- **REQUIRED TASK**
Gather each line containing the string "with" from these entries.

- **DATASET EXCERPTS**
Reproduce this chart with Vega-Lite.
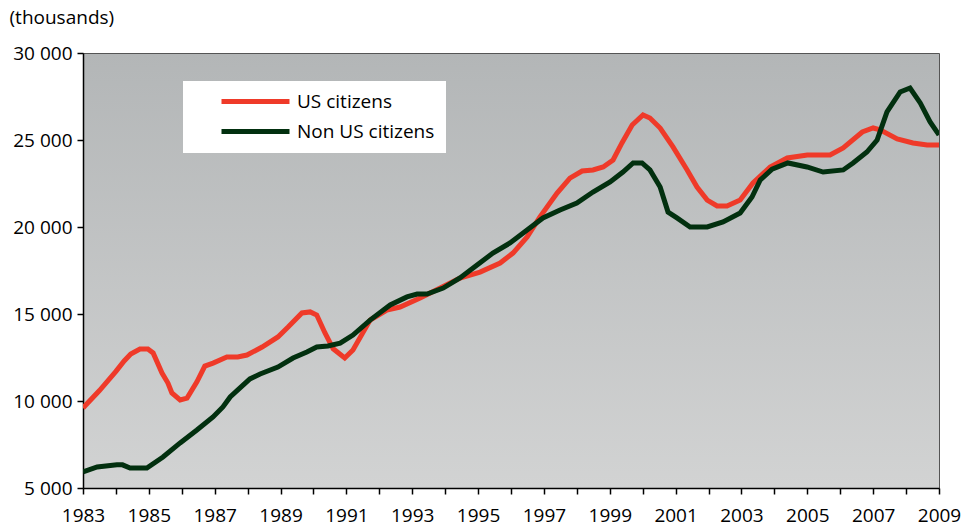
* * *
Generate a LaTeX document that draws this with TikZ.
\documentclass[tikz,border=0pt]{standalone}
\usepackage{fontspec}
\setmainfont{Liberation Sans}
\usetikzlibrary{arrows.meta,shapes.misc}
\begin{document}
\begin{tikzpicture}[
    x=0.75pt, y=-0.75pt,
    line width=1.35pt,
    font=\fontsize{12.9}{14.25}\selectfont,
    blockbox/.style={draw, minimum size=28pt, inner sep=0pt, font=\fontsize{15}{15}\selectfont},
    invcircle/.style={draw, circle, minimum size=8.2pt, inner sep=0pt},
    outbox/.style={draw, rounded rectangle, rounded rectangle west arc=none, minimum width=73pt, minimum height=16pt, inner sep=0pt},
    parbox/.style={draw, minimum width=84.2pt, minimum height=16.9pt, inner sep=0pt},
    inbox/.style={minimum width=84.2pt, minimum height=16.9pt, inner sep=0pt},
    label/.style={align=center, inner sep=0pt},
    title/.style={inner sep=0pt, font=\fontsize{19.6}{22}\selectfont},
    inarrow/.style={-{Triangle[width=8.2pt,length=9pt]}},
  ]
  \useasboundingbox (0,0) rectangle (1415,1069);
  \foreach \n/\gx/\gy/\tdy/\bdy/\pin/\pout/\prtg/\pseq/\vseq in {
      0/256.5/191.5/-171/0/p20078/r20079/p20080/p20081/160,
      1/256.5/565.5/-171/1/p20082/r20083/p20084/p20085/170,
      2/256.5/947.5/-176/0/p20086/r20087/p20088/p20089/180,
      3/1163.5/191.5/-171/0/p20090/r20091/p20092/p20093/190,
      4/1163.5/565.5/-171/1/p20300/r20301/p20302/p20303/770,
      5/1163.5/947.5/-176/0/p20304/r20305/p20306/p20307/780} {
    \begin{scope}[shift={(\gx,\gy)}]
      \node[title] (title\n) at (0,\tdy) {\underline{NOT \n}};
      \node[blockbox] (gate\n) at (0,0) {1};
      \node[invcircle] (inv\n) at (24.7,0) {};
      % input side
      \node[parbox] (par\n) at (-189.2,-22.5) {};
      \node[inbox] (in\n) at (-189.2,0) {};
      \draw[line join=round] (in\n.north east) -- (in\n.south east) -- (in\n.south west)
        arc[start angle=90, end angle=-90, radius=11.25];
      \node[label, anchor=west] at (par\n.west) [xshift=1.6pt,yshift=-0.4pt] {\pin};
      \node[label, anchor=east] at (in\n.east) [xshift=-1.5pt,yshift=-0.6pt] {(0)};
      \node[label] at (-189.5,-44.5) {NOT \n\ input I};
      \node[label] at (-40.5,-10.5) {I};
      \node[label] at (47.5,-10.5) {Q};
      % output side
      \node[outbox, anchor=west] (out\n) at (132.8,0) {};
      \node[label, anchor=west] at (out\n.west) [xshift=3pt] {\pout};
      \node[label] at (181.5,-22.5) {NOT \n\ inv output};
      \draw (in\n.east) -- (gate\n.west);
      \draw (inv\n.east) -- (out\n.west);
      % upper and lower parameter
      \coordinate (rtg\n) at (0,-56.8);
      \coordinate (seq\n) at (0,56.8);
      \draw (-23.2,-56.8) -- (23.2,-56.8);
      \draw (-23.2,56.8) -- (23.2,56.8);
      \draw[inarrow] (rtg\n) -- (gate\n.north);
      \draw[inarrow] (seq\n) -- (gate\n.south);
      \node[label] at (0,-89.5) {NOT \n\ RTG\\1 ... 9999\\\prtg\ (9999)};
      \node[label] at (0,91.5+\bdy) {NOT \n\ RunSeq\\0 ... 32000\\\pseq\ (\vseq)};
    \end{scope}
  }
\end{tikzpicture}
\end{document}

- **CORRECT RESULT**
Reproduce this chart with Vega-Lite.
Generate a LaTeX document that draws this with TikZ.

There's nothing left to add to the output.